Os recorrentes impugnam a decisão de facto quanto aos pontos 2) 5), 6) e 7) do elenco dos factos provados.

Começam por sustentar, concretamente quanto à factualidade constante do ponto 2, que a mesma deve ser excluída por dizer respeito a factos alegados no requerimento executivo e não propriamente a factos que estejam provados.

É certo que a descrição factual que consta ponto n.º 2 do elenco dos factos provados não corresponde a factos provados, mas tão só aqueles que foram alegados no requerimento executivo.

A questão que se pode colocar é, então, saber se justifica a manutenção do referido ponto 2.

Entendemos que sim. É que, no requerimento executivo, os exequentes concretizam os danos que alegadamente sofreram e indicam o valor que, em seu entender, deve ser quantificada a respetiva indemnização. Assim sendo, a nosso ver, a liquidação deve ser apenas por objeto os danos que foram ali invocados, salvo a hipótese de ocorrência superveniente de outros.

Ora, se assim é, será seguramente pelo confronto e ponderação do que que consta do ponto de facto “provado” sob “2” que se poderá balizar a decisão sobre os danos que devem ser indemnizados e o próprio valor da indemnização (que não poderá ser superior ao peticionado naquele requerimento executivo).

Nestes termos improcede a impugnação quanto a este particular.


*

Quanto a todos os demais pontos de facto “provados” indicados como objeto da impugnação, sustentam os recorrentes que os todos eles são conclusivos e não concretizam qualquer dano.

Em particular, quanto ao facto n.º 5 – Em função dos riscos provocados pela passagem da ramada, o veículo dos requerentes necessita de uma pintura com um custo de €1.783,50 (mil, setecentos e oitenta e três euros) – afirmam que tal facto não foi alegado pelos exequentes no requerimento inicial e que o documento (orçamento) junto com o requerimento inicial é insuficiente para a prova do mesmo.

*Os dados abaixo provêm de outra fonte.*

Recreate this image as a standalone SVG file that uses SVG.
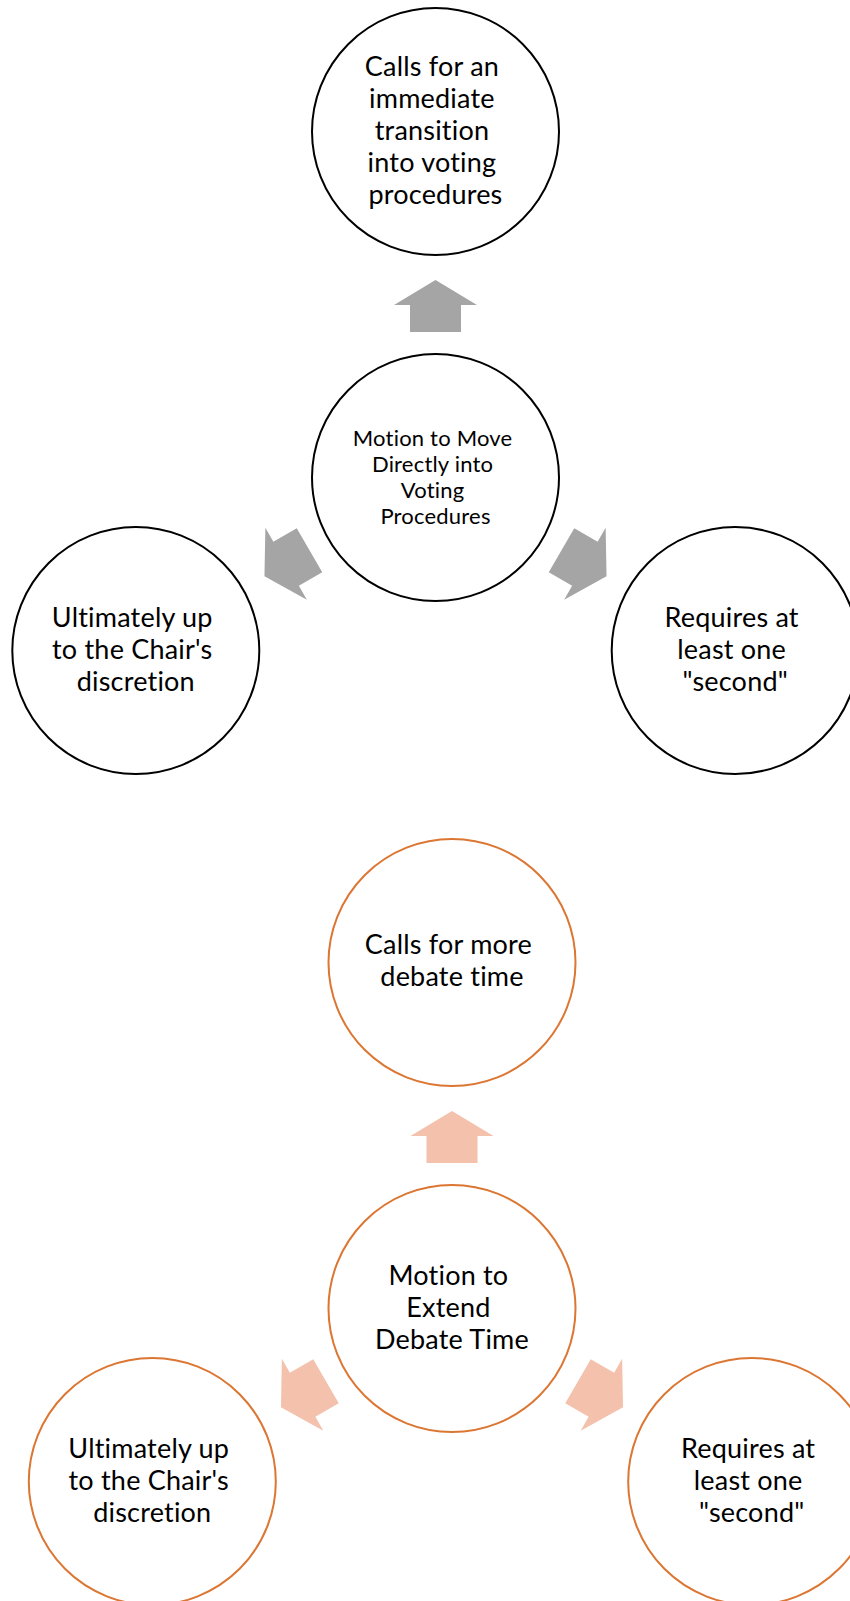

No que diz respeito ao facto n.º 6 – Os requerentes sentem-se afrontados, gozado, vezado e abatido por exercer esse seu direito – sustentam que, para além de tratar de um facto conclusivo, o mesmo “contraria a realidade”, não devendo ser considerado provado “sob pena de se considerar que o exercício do direito é um mal”.

Finalmente, quanto ao ponto n.º 7 – Os requerentes despenderam €510,84 (quinhentos e um euros e oitenta e quatro cêntimos) com o agente de execução no âmbito dos autos principais – entende a recorrente que tal facto não deve ser considerado como provado uma vez que os executados “não deram causa  qualquer necessidade de suportar quaisquer despesas com o agente de execução, além de que os encargos e despesas com  agente de execução integram as custas de parte”.

Vejamos.

O art.º 640º do Código de Processo Civil estabelece os ónus a cargo do recorrente que impugna a decisão da matéria de facto, nos seguintes termos:

“1. Quando seja impugnada a decisão sobre a matéria de facto, deve o recorrente obrigatoriamente especificar, sob pena de rejeição:
a) Os concretos pontos de facto que considera incorretamente julgados;
b) Os concretos meios probatórios, constantes do processo ou de registo ou gravação nele realizada, que impunham decisão sobre os pontos da matéria de facto impugnados diversa da recorrida;
c) A decisão que, no seu entender, deve ser proferida sobre as questões de facto impugnadas.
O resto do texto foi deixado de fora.